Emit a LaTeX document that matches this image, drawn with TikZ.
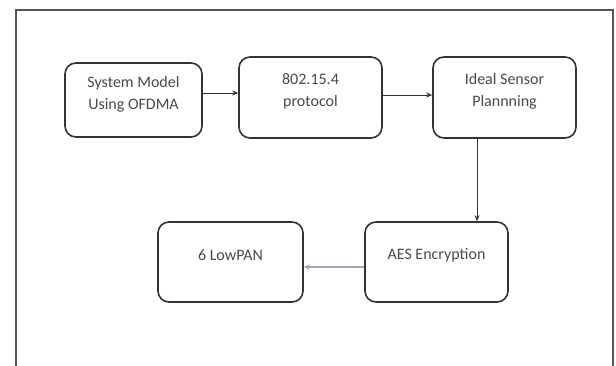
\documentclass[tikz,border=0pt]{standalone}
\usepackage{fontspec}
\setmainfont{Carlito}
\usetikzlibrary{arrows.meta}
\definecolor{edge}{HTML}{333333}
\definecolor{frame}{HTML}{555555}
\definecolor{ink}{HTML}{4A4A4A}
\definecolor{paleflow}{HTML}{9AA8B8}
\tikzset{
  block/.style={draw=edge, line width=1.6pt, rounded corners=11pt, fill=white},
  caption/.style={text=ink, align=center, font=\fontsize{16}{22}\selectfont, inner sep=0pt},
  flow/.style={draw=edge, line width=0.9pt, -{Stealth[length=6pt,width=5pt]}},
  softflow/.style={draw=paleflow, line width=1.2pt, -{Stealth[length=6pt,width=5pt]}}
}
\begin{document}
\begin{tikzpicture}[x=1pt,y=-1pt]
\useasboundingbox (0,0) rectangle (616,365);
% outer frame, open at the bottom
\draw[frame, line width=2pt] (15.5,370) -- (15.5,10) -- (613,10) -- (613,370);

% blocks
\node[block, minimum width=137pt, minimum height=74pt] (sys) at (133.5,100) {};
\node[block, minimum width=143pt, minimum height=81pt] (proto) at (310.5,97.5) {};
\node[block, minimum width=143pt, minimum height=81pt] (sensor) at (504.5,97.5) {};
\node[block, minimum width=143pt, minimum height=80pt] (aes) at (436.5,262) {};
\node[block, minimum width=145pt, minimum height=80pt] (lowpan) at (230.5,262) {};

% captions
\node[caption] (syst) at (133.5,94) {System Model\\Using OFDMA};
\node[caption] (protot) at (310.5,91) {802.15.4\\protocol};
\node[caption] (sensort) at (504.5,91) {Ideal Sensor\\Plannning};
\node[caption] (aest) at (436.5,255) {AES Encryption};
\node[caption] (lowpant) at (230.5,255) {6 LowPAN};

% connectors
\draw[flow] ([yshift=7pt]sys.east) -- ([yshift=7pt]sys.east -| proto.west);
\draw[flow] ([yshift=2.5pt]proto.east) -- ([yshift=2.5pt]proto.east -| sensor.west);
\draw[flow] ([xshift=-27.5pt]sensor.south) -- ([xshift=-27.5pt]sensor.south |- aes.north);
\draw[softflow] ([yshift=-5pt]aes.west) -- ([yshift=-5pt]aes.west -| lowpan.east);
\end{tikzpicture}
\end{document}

★ ★ ★

— TASK TO CARRY OUT —
Make an exact reproduction of the listing above, without any pictures.

— FINAL RESULT —
Emit a LaTeX document that matches this image, drawn with TikZ.
\documentclass[tikz,border=0pt]{standalone}
\usepackage{fontspec}
\setmainfont{Carlito}
\usetikzlibrary{arrows.meta}
\definecolor{edge}{HTML}{333333}
\definecolor{frame}{HTML}{555555}
\definecolor{ink}{HTML}{4A4A4A}
\definecolor{paleflow}{HTML}{9AA8B8}
\tikzset{
  block/.style={draw=edge, line width=1.6pt, rounded corners=11pt, fill=white},
  caption/.style={text=ink, align=center, font=\fontsize{16}{22}\selectfont, inner sep=0pt},
  flow/.style={draw=edge, line width=0.9pt, -{Stealth[length=6pt,width=5pt]}},
  softflow/.style={draw=paleflow, line width=1.2pt, -{Stealth[length=6pt,width=5pt]}}
}
\begin{document}
\begin{tikzpicture}[x=1pt,y=-1pt]
\useasboundingbox (0,0) rectangle (616,365);
% outer frame, open at the bottom
\draw[frame, line width=2pt] (15.5,370) -- (15.5,10) -- (613,10) -- (613,370);

% blocks
\node[block, minimum width=137pt, minimum height=74pt] (sys) at (133.5,100) {};
\node[block, minimum width=143pt, minimum height=81pt] (proto) at (310.5,97.5) {};
\node[block, minimum width=143pt, minimum height=81pt] (sensor) at (504.5,97.5) {};
\node[block, minimum width=143pt, minimum height=80pt] (aes) at (436.5,262) {};
\node[block, minimum width=145pt, minimum height=80pt] (lowpan) at (230.5,262) {};

% captions
\node[caption] (syst) at (133.5,94) {System Model\\Using OFDMA};
\node[caption] (protot) at (310.5,91) {802.15.4\\protocol};
\node[caption] (sensort) at (504.5,91) {Ideal Sensor\\Plannning};
\node[caption] (aest) at (436.5,255) {AES Encryption};
\node[caption] (lowpant) at (230.5,255) {6 LowPAN};

% connectors
\draw[flow] ([yshift=7pt]sys.east) -- ([yshift=7pt]sys.east -| proto.west);
\draw[flow] ([yshift=2.5pt]proto.east) -- ([yshift=2.5pt]proto.east -| sensor.west);
\draw[flow] ([xshift=-27.5pt]sensor.south) -- ([xshift=-27.5pt]sensor.south |- aes.north);
\draw[softflow] ([yshift=-5pt]aes.west) -- ([yshift=-5pt]aes.west -| lowpan.east);
\end{tikzpicture}
\end{document}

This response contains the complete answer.